Did you know that you are 25 times more likely to have your identity stolen than your car? It's true—in fact, the Federal Trade Commission expects that 12 to 15 million people in the U.S. will be victims of identity theft or fraud this year alone. These criminals are out there, Jean says, and it's important to protect yourself before it's too late. Jean talks to Todd Davis, CEO of LifeLock and an identity theft expert, about what you need to know—and do—to avoid identity theft.
- Know that credit card companies are not always on your side, Todd says. Remember, they are running a business, and they want you to run up charges and apply for new cards.
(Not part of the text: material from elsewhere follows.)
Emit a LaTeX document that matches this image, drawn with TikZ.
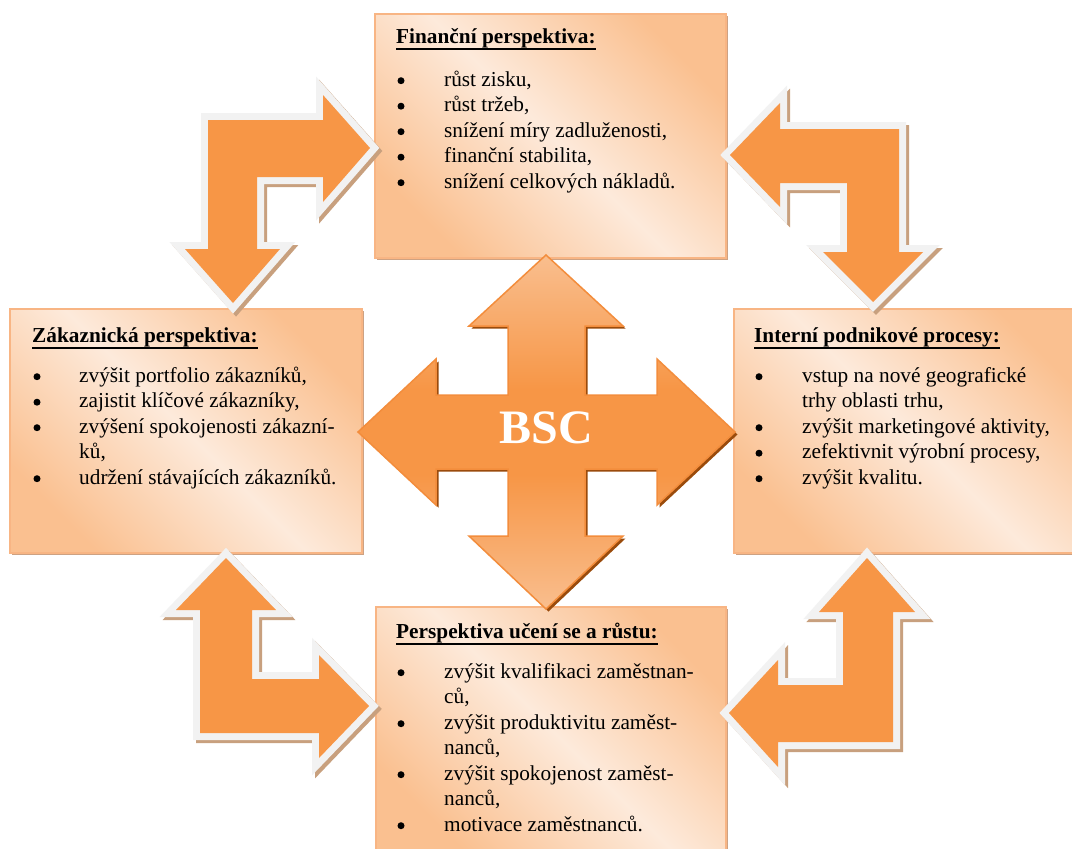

- Contact all three credit bureaus and tell them that you want to place a fraud alert on your account. Anyone can take this step to protect themselves from becoming a victim of fraud, Todd says. Then, stay on top of it because it will expire in 90 days, so you'll have to renew again. It's a quick phone call that is well worth it.
- Remove yourself from credit card offers. Opt out by calling 1-888-5-OPTOUT to stop those unsolicited credit card applications from showing up in your mail.
- Shred your documents. It isn't a foolproof method, Todd says, but it is helpful, especially if you invest in a good-quality machine.
- If you do become a victim, time is of the essence. File a police report immediately, and go to the FTC website to register yourself as a victim. Then, pull your credit reports so that you can begin repairing the damage.